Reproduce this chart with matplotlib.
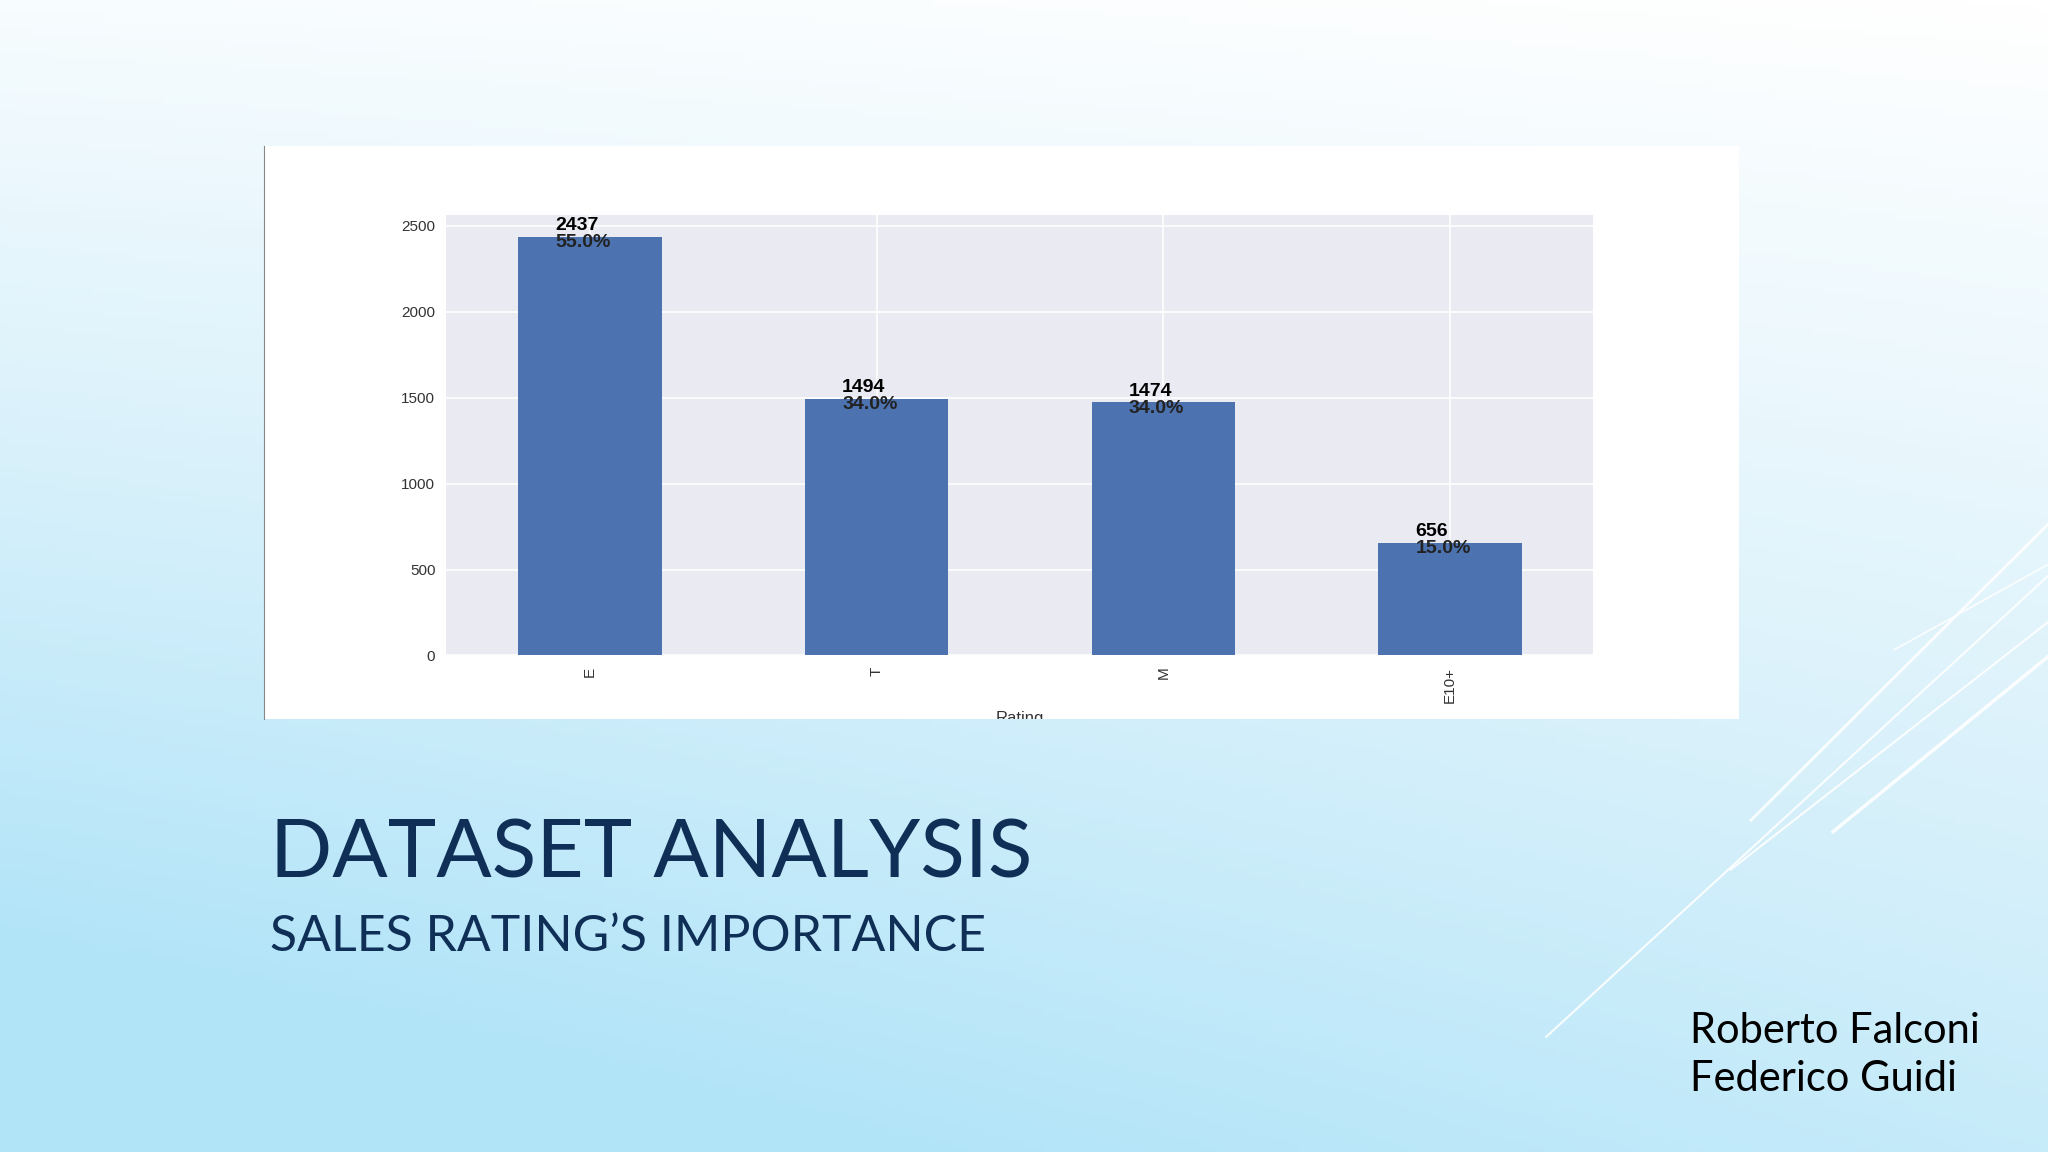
import numpy as np
import matplotlib.pyplot as plt
from matplotlib.patches import Rectangle
from matplotlib.colors import LinearSegmentedColormap

categories = ["E", "T", "M", "E10+"]
counts = [2437, 1494, 1474, 656]
percents = ["55.0%", "34.0%", "34.0%", "15.0%"]
yticks = [0, 500, 1000, 1500, 2000, 2500]

plt.rcParams['font.family'] = ['Liberation Sans', 'DejaVu Sans']
fig = plt.figure(figsize=(20.48, 11.52), dpi=100)

# background gradient
bg = fig.add_axes([0, 0, 1, 1], zorder=-10)
bg.set_axis_off()
yy, xx = np.mgrid[0:1:200j, 0:1:200j]
t = np.clip(0.75 * yy + 0.35 * (1 - xx) * (0.3 + yy), 0, 1)
cmap = LinearSegmentedColormap.from_list("bgc", ["#ffffff", "#d9f1fb", "#aee3f8"])
bg.imshow(t, cmap=cmap, origin="upper", extent=[0, 1, 0, 1], aspect="auto", vmin=0, vmax=1.05)
bg.set_xlim(0, 1); bg.set_ylim(0, 1)
for (x0, y0, x1, y1, lw) in [(0.755, 0.10, 1.0, 0.50, 1.5), (0.855, 0.288, 1.0, 0.545, 2.0),
                             (0.845, 0.245, 1.0, 0.46, 1.5), (0.895, 0.278, 1.0, 0.43, 2.5),
                             (0.925, 0.436, 1.0, 0.51, 1.2)]:
    bg.plot([x0, x1], [y0, y1], color="white", lw=lw, alpha=0.9)

# white panel
panel = Rectangle((0.129, 0.376), 0.720, 0.497, transform=fig.transFigure,
                  facecolor="white", edgecolor="none", zorder=5)
bg.add_patch(panel)
bg.plot([0.129, 0.129], [0.376, 0.873], color="#888888", lw=0.8, zorder=6)

ax = fig.add_axes([0.218, 0.431, 0.560, 0.382], zorder=1)
ax.set_facecolor("#eaeaf2")
for s in ax.spines.values():
    s.set_visible(False)
ax.grid(True, color="white", lw=1.2)
ax.set_axisbelow(True)
x = np.arange(len(categories))
ax.bar(x, counts, width=0.5, color="#4c72b0")
ax.set_xlim(-0.5, 3.5)
ax.set_ylim(0, 2560)
ax.set_yticks(yticks)
ax.set_xticks(x)
ax.set_xticklabels(categories, rotation=90, fontsize=11, color="#333333")
ax.tick_params(axis="y", labelsize=11, colors="#333333", length=0, pad=8)
ax.tick_params(axis="x", length=0, pad=8)
for xi, c, p in zip(x, counts, percents):
    ax.text(xi - 0.12, c + 15, str(c), fontsize=14, fontweight="bold", va="bottom", ha="left")
    ax.text(xi - 0.12, c + 15, p, fontsize=14, fontweight="bold", va="top", ha="left", color="#222222")
xl = ax.set_xlabel("Rating", fontsize=12, color="#333333", labelpad=6)
xl.set_clip_path(panel)

txtc = "#0f2f57"
fig.text(0.132, 0.258, "DATASET ANALYSIS", fontsize=59, color=txtc, family="Lato", va="center")
fig.text(0.132, 0.187, "SALES RATING’S IMPORTANCE", fontsize=36, color=txtc, family="Lato", va="center")
fig.text(0.825, 0.105, "Roberto Falconi", fontsize=30, color="black", family="Lato", va="center")
fig.text(0.825, 0.063, "Federico Guidi", fontsize=30, color="black", family="Lato", va="center")

fig.savefig("out.png", dpi=100)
• • • • •
**TASK BRIEF**
Omit each picture, then return all of the listing exactly as it stands.

**WRITTEN RESPONSE**
Reproduce this chart with matplotlib.
import numpy as np
import matplotlib.pyplot as plt
from matplotlib.patches import Rectangle
from matplotlib.colors import LinearSegmentedColormap

categories = ["E", "T", "M", "E10+"]
counts = [2437, 1494, 1474, 656]
percents = ["55.0%", "34.0%", "34.0%", "15.0%"]
yticks = [0, 500, 1000, 1500, 2000, 2500]

plt.rcParams['font.family'] = ['Liberation Sans', 'DejaVu Sans']
fig = plt.figure(figsize=(20.48, 11.52), dpi=100)

# background gradient
bg = fig.add_axes([0, 0, 1, 1], zorder=-10)
bg.set_axis_off()
yy, xx = np.mgrid[0:1:200j, 0:1:200j]
t = np.clip(0.75 * yy + 0.35 * (1 - xx) * (0.3 + yy), 0, 1)
cmap = LinearSegmentedColormap.from_list("bgc", ["#ffffff", "#d9f1fb", "#aee3f8"])
bg.imshow(t, cmap=cmap, origin="upper", extent=[0, 1, 0, 1], aspect="auto", vmin=0, vmax=1.05)
bg.set_xlim(0, 1); bg.set_ylim(0, 1)
for (x0, y0, x1, y1, lw) in [(0.755, 0.10, 1.0, 0.50, 1.5), (0.855, 0.288, 1.0, 0.545, 2.0),
                             (0.845, 0.245, 1.0, 0.46, 1.5), (0.895, 0.278, 1.0, 0.43, 2.5),
                             (0.925, 0.436, 1.0, 0.51, 1.2)]:
    bg.plot([x0, x1], [y0, y1], color="white", lw=lw, alpha=0.9)

# white panel
panel = Rectangle((0.129, 0.376), 0.720, 0.497, transform=fig.transFigure,
                  facecolor="white", edgecolor="none", zorder=5)
bg.add_patch(panel)
bg.plot([0.129, 0.129], [0.376, 0.873], color="#888888", lw=0.8, zorder=6)

ax = fig.add_axes([0.218, 0.431, 0.560, 0.382], zorder=1)
ax.set_facecolor("#eaeaf2")
for s in ax.spines.values():
    s.set_visible(False)
ax.grid(True, color="white", lw=1.2)
ax.set_axisbelow(True)
x = np.arange(len(categories))
ax.bar(x, counts, width=0.5, color="#4c72b0")
ax.set_xlim(-0.5, 3.5)
ax.set_ylim(0, 2560)
ax.set_yticks(yticks)
ax.set_xticks(x)
ax.set_xticklabels(categories, rotation=90, fontsize=11, color="#333333")
ax.tick_params(axis="y", labelsize=11, colors="#333333", length=0, pad=8)
ax.tick_params(axis="x", length=0, pad=8)
for xi, c, p in zip(x, counts, percents):
    ax.text(xi - 0.12, c + 15, str(c), fontsize=14, fontweight="bold", va="bottom", ha="left")
    ax.text(xi - 0.12, c + 15, p, fontsize=14, fontweight="bold", va="top", ha="left", color="#222222")
xl = ax.set_xlabel("Rating", fontsize=12, color="#333333", labelpad=6)
xl.set_clip_path(panel)

txtc = "#0f2f57"
fig.text(0.132, 0.258, "DATASET ANALYSIS", fontsize=59, color=txtc, family="Lato", va="center")
fig.text(0.132, 0.187, "SALES RATING’S IMPORTANCE", fontsize=36, color=txtc, family="Lato", va="center")
fig.text(0.825, 0.105, "Roberto Falconi", fontsize=30, color="black", family="Lato", va="center")
fig.text(0.825, 0.063, "Federico Guidi", fontsize=30, color="black", family="Lato", va="center")

fig.savefig("out.png", dpi=100)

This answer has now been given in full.